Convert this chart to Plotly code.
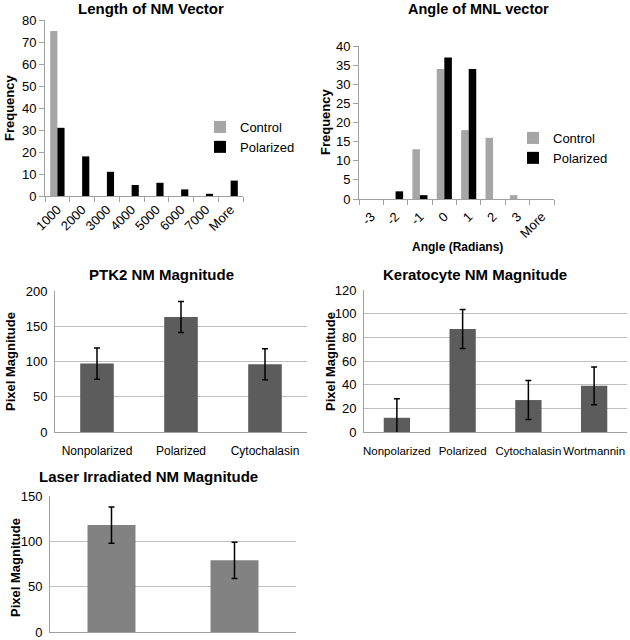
import plotly.graph_objects as go

W, H = 630, 640

# ---- data ----
len_cats = ["1000", "2000", "3000", "4000", "5000", "6000", "7000", "More"]
len_control = [75, 0, 0, 0, 0, 0, 0, 0]
len_polarized = [31, 18, 11, 5, 6, 3, 1, 7]

ang_cats = ["-3", "-2", "-1", "0", "1", "2", "3", "More"]
ang_control = [0, 0, 13, 34, 18, 16, 1, 0]
ang_polarized = [0, 2, 1, 37, 34, 0, 0, 0]

ptk_cats = ["Nonpolarized", "Polarized", "Cytochalasin"]
ptk_vals = [97, 163, 96]
ptk_err = [22, 22, 22]

ker_cats = ["Nonpolarized", "Polarized", "Cytochalasin", "Wortmannin"]
ker_vals = [12, 87, 27, 39]
ker_err = [16, 16.5, 16.5, 16]

las_cats = ["A", "B"]
las_vals = [118, 79]
las_err = [20, 20]

FONT = "Liberation Sans, Arial, sans-serif"
C_CTRL = "#a6a6a6"
C_POL = "#000000"

def px_x(x):
    return x / W

def px_y(y):
    return 1 - y / H

fig = go.Figure()

# chart 1
fig.add_trace(go.Bar(x=len_cats, y=len_control, name="Control", marker_color=C_CTRL,
                     xaxis="x", yaxis="y", width=0.29, offset=-0.29, legend="legend"))
fig.add_trace(go.Bar(x=len_cats, y=len_polarized, name="Polarized", marker_color=C_POL,
                     xaxis="x", yaxis="y", width=0.29, offset=0, legend="legend"))
# chart 2
fig.add_trace(go.Bar(x=ang_cats, y=ang_control, name="Control", marker_color=C_CTRL,
                     xaxis="x2", yaxis="y2", width=0.31, offset=-0.31, legend="legend2"))
fig.add_trace(go.Bar(x=ang_cats, y=ang_polarized, name="Polarized", marker_color=C_POL,
                     xaxis="x2", yaxis="y2", width=0.31, offset=0, legend="legend2"))

err_style = dict(type="data", thickness=1.5, width=3, color="#000000")
fig.add_trace(go.Bar(x=ptk_cats, y=ptk_vals, marker_color="#5c5c5c", width=0.4, showlegend=False,
                     error_y=dict(array=ptk_err, **err_style), xaxis="x3", yaxis="y3"))
fig.add_trace(go.Bar(x=ker_cats, y=ker_vals, marker_color="#5c5c5c", width=0.4, showlegend=False,
                     error_y=dict(array=ker_err, **err_style), xaxis="x4", yaxis="y4"))
fig.add_trace(go.Bar(x=las_cats, y=las_vals, marker_color="#828282", width=0.39, showlegend=False,
                     error_y=dict(array=las_err, **err_style), xaxis="x5", yaxis="y5"))

tickfont = dict(family=FONT, size=13, color="#000000")
axcol = "#a0a0a0"

hist_x = dict(type="category", showline=True, linecolor=axcol, linewidth=1, ticks="outside",
              tickson="boundaries", ticklen=5, tickcolor=axcol, tickangle=-45,
              tickfont=tickfont, showgrid=False, fixedrange=True, automargin=False)
hist_y = dict(showline=True, linecolor=axcol, linewidth=1, ticks="outside", ticklen=5,
              tickcolor=axcol, tickfont=tickfont, showgrid=False, zeroline=False,
              fixedrange=True, automargin=False)
mag_x = dict(type="category", showline=True, linecolor=axcol, linewidth=1, ticks="",
             tickangle=0, showgrid=False, fixedrange=True, automargin=False,
             ticklabelstandoff=8)
mag_y = dict(showline=True, linecolor=axcol, linewidth=1, ticks="", tickfont=tickfont,
             showgrid=True, gridcolor="#bfbfbf", gridwidth=1, zeroline=False,
             fixedrange=True, automargin=False, ticklabelstandoff=4)

fig.update_layout(
    template="none",
    width=W, height=H, margin=dict(l=0, r=0, t=0, b=0, pad=0),
    paper_bgcolor="white", plot_bgcolor="white",
    barmode="group", bargap=0.6,
    font=dict(family=FONT, color="#000000"),
    xaxis=dict(domain=[px_x(45), px_x(243)], anchor="y", **hist_x),
    yaxis=dict(domain=[px_y(196), px_y(20)], anchor="x", range=[0, 80], dtick=10, **hist_y),
    xaxis2=dict(domain=[px_x(359), px_x(554)], anchor="y2", ticklabelstandoff=4, **hist_x),
    yaxis2=dict(domain=[px_y(199), px_y(46)], anchor="x2", range=[0, 40], dtick=5, **hist_y),
    xaxis3=dict(domain=[px_x(55), px_x(307)], anchor="y3",
                tickfont=dict(family=FONT, size=12, color="#000000"), **mag_x),
    yaxis3=dict(domain=[px_y(432), px_y(291)], anchor="x3", range=[0, 200], dtick=50, **mag_y),
    xaxis4=dict(domain=[px_x(364), px_x(627)], anchor="y4",
                tickfont=dict(family=FONT, size=11.5, color="#000000"), **mag_x),
    yaxis4=dict(domain=[px_y(432), px_y(290)], anchor="x4", range=[0, 120], dtick=20, **mag_y),
    xaxis5=dict(domain=[px_x(50), px_x(296)], anchor="y5", showticklabels=False, **mag_x),
    yaxis5=dict(domain=[px_y(632), px_y(496)], anchor="x5", range=[0, 150], dtick=50, **mag_y),
    legend=dict(x=px_x(200), y=px_y(112), xanchor="left", yanchor="top",
                font=dict(family=FONT, size=13), itemwidth=30, bgcolor="rgba(0,0,0,0)",
                tracegroupgap=4),
    legend2=dict(x=px_x(513), y=px_y(123), xanchor="left", yanchor="top",
                 font=dict(family=FONT, size=13), itemwidth=30, bgcolor="rgba(0,0,0,0)",
                 tracegroupgap=4),
)

def ann(text, x, y, size=15, bold=True, angle=0):
    fig.add_annotation(text=f"<b>{text}</b>" if bold else text, x=px_x(x), y=px_y(y),
                       xref="paper", yref="paper", showarrow=False, textangle=angle,
                       xanchor="center", yanchor="middle",
                       font=dict(family=FONT, size=size, color="#000000"))

ann("Length of NM Vector", 151, 9)
ann("Angle of MNL vector", 478, 9, size=14.5)
ann("PTK2 NM Magnitude", 162, 274)
ann("Keratocyte NM Magnitude", 475, 274)
ann("Laser Irradiated NM Magnitude", 148, 476)

ann("Frequency", 10, 108, size=13, angle=-90)
ann("Frequency", 325, 122, size=13, angle=-90)
ann("Angle (Radians)", 457, 247, size=12)
ann("Pixel Magnitude", 10, 362, size=13, angle=-90)
ann("Pixel Magnitude", 330, 362, size=13, angle=-90)
ann("Pixel Magnitude", 15, 568, size=13, angle=-90)

fig.write_html("out.html", config={"displayModeBar": False},
               post_script="document.body.style.margin='0';document.body.style.overflow='hidden';")
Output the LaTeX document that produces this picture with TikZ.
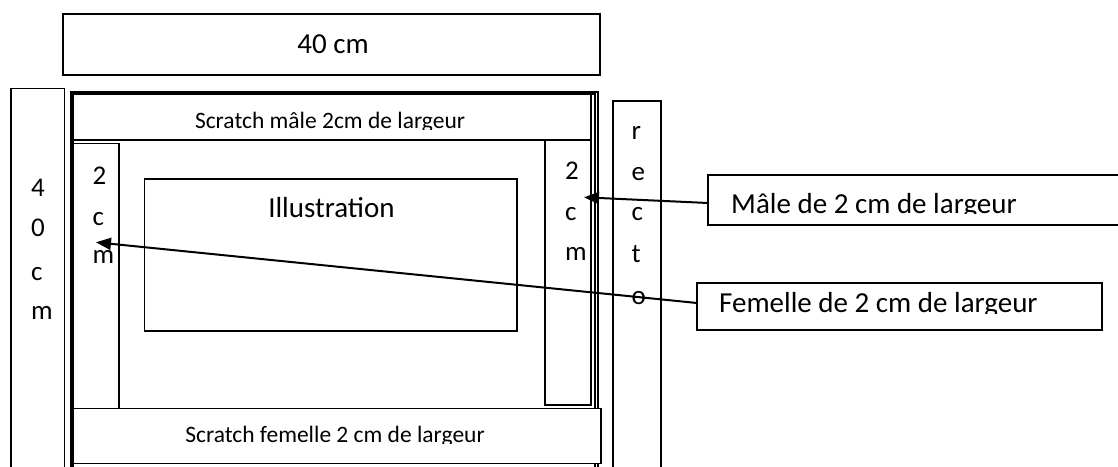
\documentclass[tikz,border=0pt]{standalone}
\usepackage{fontspec}
\setmainfont{Carlito}
\usetikzlibrary{arrows.meta}
\begin{document}
\begin{tikzpicture}[x=1pt,y=-1pt,
  box/.style={draw, line width=1.6pt, inner sep=0pt, outer sep=0pt, anchor=north west},
  big/.style={font=\fontsize{29}{34}\selectfont, inner sep=0pt, anchor=base},
  small/.style={font=\fontsize{23.5}{28}\selectfont, inner sep=0pt, anchor=base},
  vl/.style={font=\fontsize{27}{30}\selectfont, inner sep=0pt, anchor=base west},
  arr/.style={line width=2pt, -{Triangle[length=15pt,width=12pt]}}]
\clip (0,0) rectangle (1118,466);
% boxes
\node[box, minimum width=537pt, minimum height=61pt] (top) at (63,14) {};
\node[box, minimum width=53.6pt, minimum height=390pt] (leftbox) at (10.7,88.3) {};
\node[box, minimum width=527.3pt, minimum height=380pt] (outer) at (70.7,91.7) {};
\node[box, minimum width=522.3pt, minimum height=380pt] (inner) at (72.7,94) {};
\node[box, minimum width=518.3pt, minimum height=46pt] (smale) at (72.7,94) {};
\node[box, minimum width=46.3pt, minimum height=265pt] (lstrip) at (72.7,143.3) {};
\node[box, minimum width=46pt, minimum height=265pt] (rstrip) at (545,140) {};
\node[box, minimum width=372.7pt, minimum height=151.7pt] (illu) at (144.3,179) {};
\node[box, fill=white, minimum width=528.3pt, minimum height=55pt] (sfem) at (72.7,408.3) {};
\node[box, minimum width=48pt, minimum height=380pt] (recto) at (612.7,100.7) {};
\node[box, minimum width=430pt, minimum height=50pt] (male) at (708,175) {};
\node[box, minimum width=405pt, minimum height=47pt] (fem) at (697,283) {};
% texts
\node[big] (toptxt) at (333,53) {40 cm};
\node[big] (illutxt) at (331.5,217) {Illustration};
\begin{scope}
  \clip (72,94) rectangle (592,129.5);
  \node[small] (smaletxt) at (330,128) {Scratch mâle 2cm de largeur};
\end{scope}
\begin{scope}
  \clip (72,409) rectangle (602,443.5);
  \node[small] (sfemtxt) at (335,442.5) {Scratch femelle 2 cm de largeur};
\end{scope}
\begin{scope}
  \clip (708,176) rectangle (1118,213.5);
  \node[big, anchor=base west] (maletxt) at (731,213) {Mâle de 2 cm de largeur};
\end{scope}
\begin{scope}
  \clip (697,284) rectangle (1102,313.3);
  \node[big, anchor=base west] (femtxt) at (719,312.5) {Femelle de 2 cm de largeur};
\end{scope}
% vertical letters
\foreach \c/\yy [count=\i] in {4/196,0/236,c/280,m/319}
  \node[vl] (la\i) at (31,\yy) {\c};
\foreach \c/\yy [count=\i] in {2/184,c/225,m/263}
  \node[vl] (lb\i) at (92.5,\yy) {\c};
\foreach \c/\yy [count=\i] in {2/179,c/220,m/260}
  \node[vl] (lc\i) at (565,\yy) {\c};
\foreach \c/\yy [count=\i] in {r/139,e/180,c/220,t/262,o/304}
  \node[vl] (ld\i) at (631.5,\yy) {\c};
% arrows
\coordinate (maletip) at (584,197.3);
\coordinate (femtip) at (96,242.3);
\draw[arr] ([yshift=-3pt]male.west) -- (maletip);
\draw[arr] ([yshift=3.5pt]fem.west) -- (femtip);
\end{tikzpicture}
\end{document}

-*-

→ WORK REQUIRED
Everything from the first line to the line with "ptk_err = [22, 22, 22]" must be repeated exactly, and nothing else. Leave the pictures out.

→ TASK SOLUTION
Convert this chart to Plotly code.
import plotly.graph_objects as go

W, H = 630, 640

# ---- data ----
len_cats = ["1000", "2000", "3000", "4000", "5000", "6000", "7000", "More"]
len_control = [75, 0, 0, 0, 0, 0, 0, 0]
len_polarized = [31, 18, 11, 5, 6, 3, 1, 7]

ang_cats = ["-3", "-2", "-1", "0", "1", "2", "3", "More"]
ang_control = [0, 0, 13, 34, 18, 16, 1, 0]
ang_polarized = [0, 2, 1, 37, 34, 0, 0, 0]

ptk_cats = ["Nonpolarized", "Polarized", "Cytochalasin"]
ptk_vals = [97, 163, 96]
ptk_err = [22, 22, 22]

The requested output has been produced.